Step 2 — Iterate from position 1 (rightmost, the check digit):
| Digit | Pos | Double? | Value | Contribution |
|---|---|---|---|---|
| 6 | 1 | No | 6 | 6 |
| 6 | 2 | Yes | 12 | 1+2=3 |
| 3 | 3 | No | 3 | 3 |
| 0 | 4 | Yes | 0 | 0 |
| 3 | 5 | No | 3 | 3 |
| 8 | 6 | Yes | 16 | 1+6=7 |
| 2 | 7 | No | 2 | 2 |
| 1 | 8 | Yes | 2 | 2 |
| 1 | 9 | No | 1 | 1 |
| 5 | 10 | Yes | 10 | 1+0=1 |
| 1 | 11 | No | 1 | 1 |
| 0 | 12 | Yes | 0 | 0 |
| 2 | 13 | No | 2 | 2 |
| 3 | 14 | Yes | 6 | 6 |
| 5 | 15 | No | 5 | 5 |
| 4 | 16 | Yes | 8 | 8 |
6 + 3 + 3 + 0 + 3 + 7 + 2 + 2 + 1 + 1 + 1 + 0 + 2 + 6 + 5 + 8 = 50
Step 4 — Is 50 divisible by 10? Yes! 50 mod 10 = 0.

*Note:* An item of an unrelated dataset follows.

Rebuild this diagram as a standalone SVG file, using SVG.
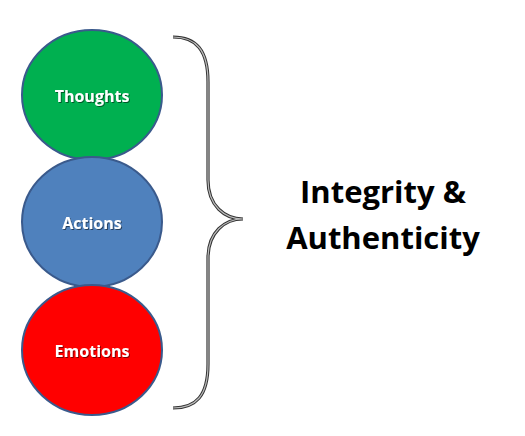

✓ 4532 0151 1283 0366 is a valid Luhn number.
💡 Notice the check digit (rightmost 6) was not computed separately here — it's already part of the number. If we were generating a check digit, we'd calculate it so the sum becomes a multiple of 10.
▸ How to Validate (Step by Step)
1. Drop all non-digit characters (spaces, dashes)
2. Starting from the rightmost digit (position 1), double every digit in an even position (2, 4, 6, ... from the right)
3. If doubling a digit gives a two-digit result (e.g., 8×2=16), sum those two digits (1+6=7)
4. Add up all digits — the undoubled ones, the doubled ones (after digit-summing), and the check digit itself
5. If the total is divisible by 10 (total mod 10 == 0), the number is valid
def luhn_check(number_str):
digits = [int(c) for c in number_str if c.isdigit()]
total = 0
for i, d in enumerate(reversed(digits)):
if i % 2 == 1: # double every second digit
d = d * 2
if d > 9:
d = d - 9 # same as summing digits
total += d
return total % 10 == 0
# Test it:
print(luhn_check("4532015112830366")) # True
print(luhn_check("4532015112830367")) # False (check digit wrong)
💡 The trick d - 9 works because summing the
digits of any two-digit number (10–18) is the same as subtracting 9. For example, 16 → 1+6=7 =
16-9. Neat math shortcut!
▸ How to Generate a Check Digit
If you have the first 15 digits of a credit card and need to compute the 16th (the check digit):
1. Apply the Luhn algorithm to the 15 digits (as if the 16th digit were 0)
2. Let's say the sum is S. Compute: check_digit = (10 - (S mod 10)) mod 10
3. Append that digit. The full 16-digit number will always pass the Luhn check
digits = [int(c) for c in partial if c.isdigit()]
total = 0
for i, d in enumerate(reversed(digits + [0])):
if i % 2 == 1:
d = d * 2
if d > 9: d = d - 9
total += d
check = (10 - (total % 10)) % 10
return partial + str(check)
▸ Real-World Applications
- Credit/Debit card numbers: Every Visa, Mastercard, Amex, and Discover PAN includes a Luhn check digit — that's billions of cards
- IMEI numbers: Every mobile phone's International Mobile Equipment Identity (15 digits) uses Luhn to catch typos during registration
- Canadian Social Insurance Numbers (SIN): The 9-digit SIN uses a variant of the Luhn algorithm
- ISIN codes: International Securities Identification Numbers (for stocks, bonds, ETFs) use Luhn for the check digit
- EAN/UPC barcodes: The last digit of retail product barcodes is a Luhn check digit
- US Selective Service: The registration acknowledgment number uses Luhn
▸ Limitations
Luhn is not cryptographic. It's designed to catch accidental errors, not intentional fraud. It will detect:
- ✅ All single-digit errors (e.g., 5→8)
- ✅ Most adjacent transpositions (e.g., 12→21) — but not all (09→90 slips through!)
- ❌ It does NOT detect arbitrary tampering or fraudulent number generation
A determined adversary can trivially produce valid Luhn numbers. The check digit protects against typos, not thieves.